#### [Given data]

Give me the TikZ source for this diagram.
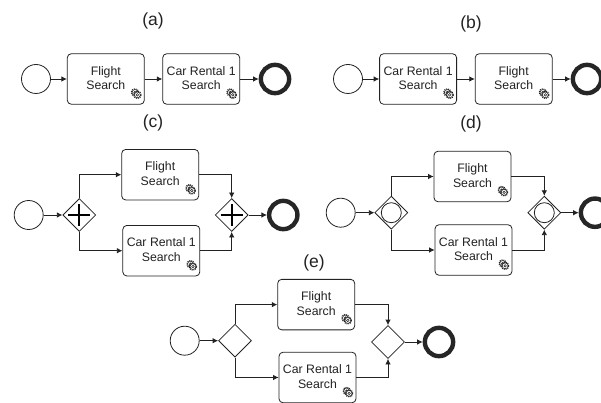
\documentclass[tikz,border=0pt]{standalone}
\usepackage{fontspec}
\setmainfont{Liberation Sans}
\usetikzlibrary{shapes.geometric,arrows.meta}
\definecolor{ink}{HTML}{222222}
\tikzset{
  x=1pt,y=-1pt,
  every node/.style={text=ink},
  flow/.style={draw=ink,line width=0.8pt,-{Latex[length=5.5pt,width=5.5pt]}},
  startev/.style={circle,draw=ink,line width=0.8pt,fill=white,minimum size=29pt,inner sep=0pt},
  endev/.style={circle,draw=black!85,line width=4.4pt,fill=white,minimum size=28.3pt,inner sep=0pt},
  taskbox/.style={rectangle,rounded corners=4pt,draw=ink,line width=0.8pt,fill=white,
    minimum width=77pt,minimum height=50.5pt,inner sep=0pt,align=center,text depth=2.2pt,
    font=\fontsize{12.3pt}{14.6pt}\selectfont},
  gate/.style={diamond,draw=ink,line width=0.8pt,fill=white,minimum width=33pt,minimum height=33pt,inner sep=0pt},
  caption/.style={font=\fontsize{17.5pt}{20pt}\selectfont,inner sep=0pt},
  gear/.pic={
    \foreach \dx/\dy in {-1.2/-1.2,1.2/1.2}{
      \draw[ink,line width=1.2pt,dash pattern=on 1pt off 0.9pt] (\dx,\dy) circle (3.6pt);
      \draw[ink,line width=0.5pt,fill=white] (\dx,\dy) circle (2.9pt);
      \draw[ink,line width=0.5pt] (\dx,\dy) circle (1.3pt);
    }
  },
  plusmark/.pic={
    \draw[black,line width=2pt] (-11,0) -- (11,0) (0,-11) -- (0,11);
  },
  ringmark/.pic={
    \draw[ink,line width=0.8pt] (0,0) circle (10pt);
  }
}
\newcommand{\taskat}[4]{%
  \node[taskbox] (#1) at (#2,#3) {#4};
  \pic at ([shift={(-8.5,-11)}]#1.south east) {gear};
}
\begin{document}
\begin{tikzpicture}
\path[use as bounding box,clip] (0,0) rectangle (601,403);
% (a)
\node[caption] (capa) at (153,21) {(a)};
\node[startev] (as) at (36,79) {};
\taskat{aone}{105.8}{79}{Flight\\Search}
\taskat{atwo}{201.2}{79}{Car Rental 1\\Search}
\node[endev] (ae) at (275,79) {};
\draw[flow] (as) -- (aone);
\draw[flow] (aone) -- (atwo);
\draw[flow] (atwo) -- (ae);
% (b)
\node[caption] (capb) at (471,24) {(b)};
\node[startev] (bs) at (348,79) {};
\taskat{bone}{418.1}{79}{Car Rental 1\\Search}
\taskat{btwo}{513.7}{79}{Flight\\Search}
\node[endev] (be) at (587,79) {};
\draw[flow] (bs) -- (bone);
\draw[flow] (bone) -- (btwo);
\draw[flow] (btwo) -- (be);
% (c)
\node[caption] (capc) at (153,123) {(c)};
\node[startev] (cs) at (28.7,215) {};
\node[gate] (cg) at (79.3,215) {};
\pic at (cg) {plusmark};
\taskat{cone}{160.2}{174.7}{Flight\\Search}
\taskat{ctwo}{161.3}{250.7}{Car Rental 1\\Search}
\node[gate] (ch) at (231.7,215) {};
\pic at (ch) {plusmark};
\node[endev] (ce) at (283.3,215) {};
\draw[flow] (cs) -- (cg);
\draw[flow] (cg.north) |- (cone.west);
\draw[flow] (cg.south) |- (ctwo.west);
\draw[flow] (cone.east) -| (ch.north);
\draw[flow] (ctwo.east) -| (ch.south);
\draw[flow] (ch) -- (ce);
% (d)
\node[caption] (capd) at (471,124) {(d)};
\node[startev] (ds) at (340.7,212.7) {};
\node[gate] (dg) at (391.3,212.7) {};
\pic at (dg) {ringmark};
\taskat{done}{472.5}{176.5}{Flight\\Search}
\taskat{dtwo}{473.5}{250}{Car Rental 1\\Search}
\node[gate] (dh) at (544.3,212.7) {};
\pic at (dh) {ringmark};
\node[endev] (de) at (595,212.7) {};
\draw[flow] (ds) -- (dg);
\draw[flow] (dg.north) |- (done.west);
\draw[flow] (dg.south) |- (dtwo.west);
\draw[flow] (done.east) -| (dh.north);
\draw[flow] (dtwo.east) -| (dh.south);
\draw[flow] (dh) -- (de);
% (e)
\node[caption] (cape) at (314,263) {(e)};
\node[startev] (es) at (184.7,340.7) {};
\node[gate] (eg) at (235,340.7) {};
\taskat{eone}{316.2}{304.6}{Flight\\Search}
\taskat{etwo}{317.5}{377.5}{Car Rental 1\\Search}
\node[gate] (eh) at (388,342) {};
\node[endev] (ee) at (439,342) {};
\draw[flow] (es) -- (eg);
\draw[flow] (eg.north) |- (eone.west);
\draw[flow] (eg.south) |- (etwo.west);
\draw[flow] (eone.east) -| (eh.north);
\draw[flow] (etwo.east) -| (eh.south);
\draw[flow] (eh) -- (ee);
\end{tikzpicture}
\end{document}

#### [Problem]
Extract all the data above exactly, excluding every picture.

#### [Complete answer]
Give me the TikZ source for this diagram.
\documentclass[tikz,border=0pt]{standalone}
\usepackage{fontspec}
\setmainfont{Liberation Sans}
\usetikzlibrary{shapes.geometric,arrows.meta}
\definecolor{ink}{HTML}{222222}
\tikzset{
  x=1pt,y=-1pt,
  every node/.style={text=ink},
  flow/.style={draw=ink,line width=0.8pt,-{Latex[length=5.5pt,width=5.5pt]}},
  startev/.style={circle,draw=ink,line width=0.8pt,fill=white,minimum size=29pt,inner sep=0pt},
  endev/.style={circle,draw=black!85,line width=4.4pt,fill=white,minimum size=28.3pt,inner sep=0pt},
  taskbox/.style={rectangle,rounded corners=4pt,draw=ink,line width=0.8pt,fill=white,
    minimum width=77pt,minimum height=50.5pt,inner sep=0pt,align=center,text depth=2.2pt,
    font=\fontsize{12.3pt}{14.6pt}\selectfont},
  gate/.style={diamond,draw=ink,line width=0.8pt,fill=white,minimum width=33pt,minimum height=33pt,inner sep=0pt},
  caption/.style={font=\fontsize{17.5pt}{20pt}\selectfont,inner sep=0pt},
  gear/.pic={
    \foreach \dx/\dy in {-1.2/-1.2,1.2/1.2}{
      \draw[ink,line width=1.2pt,dash pattern=on 1pt off 0.9pt] (\dx,\dy) circle (3.6pt);
      \draw[ink,line width=0.5pt,fill=white] (\dx,\dy) circle (2.9pt);
      \draw[ink,line width=0.5pt] (\dx,\dy) circle (1.3pt);
    }
  },
  plusmark/.pic={
    \draw[black,line width=2pt] (-11,0) -- (11,0) (0,-11) -- (0,11);
  },
  ringmark/.pic={
    \draw[ink,line width=0.8pt] (0,0) circle (10pt);
  }
}
\newcommand{\taskat}[4]{%
  \node[taskbox] (#1) at (#2,#3) {#4};
  \pic at ([shift={(-8.5,-11)}]#1.south east) {gear};
}
\begin{document}
\begin{tikzpicture}
\path[use as bounding box,clip] (0,0) rectangle (601,403);
% (a)
\node[caption] (capa) at (153,21) {(a)};
\node[startev] (as) at (36,79) {};
\taskat{aone}{105.8}{79}{Flight\\Search}
\taskat{atwo}{201.2}{79}{Car Rental 1\\Search}
\node[endev] (ae) at (275,79) {};
\draw[flow] (as) -- (aone);
\draw[flow] (aone) -- (atwo);
\draw[flow] (atwo) -- (ae);
% (b)
\node[caption] (capb) at (471,24) {(b)};
\node[startev] (bs) at (348,79) {};
\taskat{bone}{418.1}{79}{Car Rental 1\\Search}
\taskat{btwo}{513.7}{79}{Flight\\Search}
\node[endev] (be) at (587,79) {};
\draw[flow] (bs) -- (bone);
\draw[flow] (bone) -- (btwo);
\draw[flow] (btwo) -- (be);
% (c)
\node[caption] (capc) at (153,123) {(c)};
\node[startev] (cs) at (28.7,215) {};
\node[gate] (cg) at (79.3,215) {};
\pic at (cg) {plusmark};
\taskat{cone}{160.2}{174.7}{Flight\\Search}
\taskat{ctwo}{161.3}{250.7}{Car Rental 1\\Search}
\node[gate] (ch) at (231.7,215) {};
\pic at (ch) {plusmark};
\node[endev] (ce) at (283.3,215) {};
\draw[flow] (cs) -- (cg);
\draw[flow] (cg.north) |- (cone.west);
\draw[flow] (cg.south) |- (ctwo.west);
\draw[flow] (cone.east) -| (ch.north);
\draw[flow] (ctwo.east) -| (ch.south);
\draw[flow] (ch) -- (ce);
% (d)
\node[caption] (capd) at (471,124) {(d)};
\node[startev] (ds) at (340.7,212.7) {};
\node[gate] (dg) at (391.3,212.7) {};
\pic at (dg) {ringmark};
\taskat{done}{472.5}{176.5}{Flight\\Search}
\taskat{dtwo}{473.5}{250}{Car Rental 1\\Search}
\node[gate] (dh) at (544.3,212.7) {};
\pic at (dh) {ringmark};
\node[endev] (de) at (595,212.7) {};
\draw[flow] (ds) -- (dg);
\draw[flow] (dg.north) |- (done.west);
\draw[flow] (dg.south) |- (dtwo.west);
\draw[flow] (done.east) -| (dh.north);
\draw[flow] (dtwo.east) -| (dh.south);
\draw[flow] (dh) -- (de);
% (e)
\node[caption] (cape) at (314,263) {(e)};
\node[startev] (es) at (184.7,340.7) {};
\node[gate] (eg) at (235,340.7) {};
\taskat{eone}{316.2}{304.6}{Flight\\Search}
\taskat{etwo}{317.5}{377.5}{Car Rental 1\\Search}
\node[gate] (eh) at (388,342) {};
\node[endev] (ee) at (439,342) {};
\draw[flow] (es) -- (eg);
\draw[flow] (eg.north) |- (eone.west);
\draw[flow] (eg.south) |- (etwo.west);
\draw[flow] (eone.east) -| (eh.north);
\draw[flow] (etwo.east) -| (eh.south);
\draw[flow] (eh) -- (ee);
\end{tikzpicture}
\end{document}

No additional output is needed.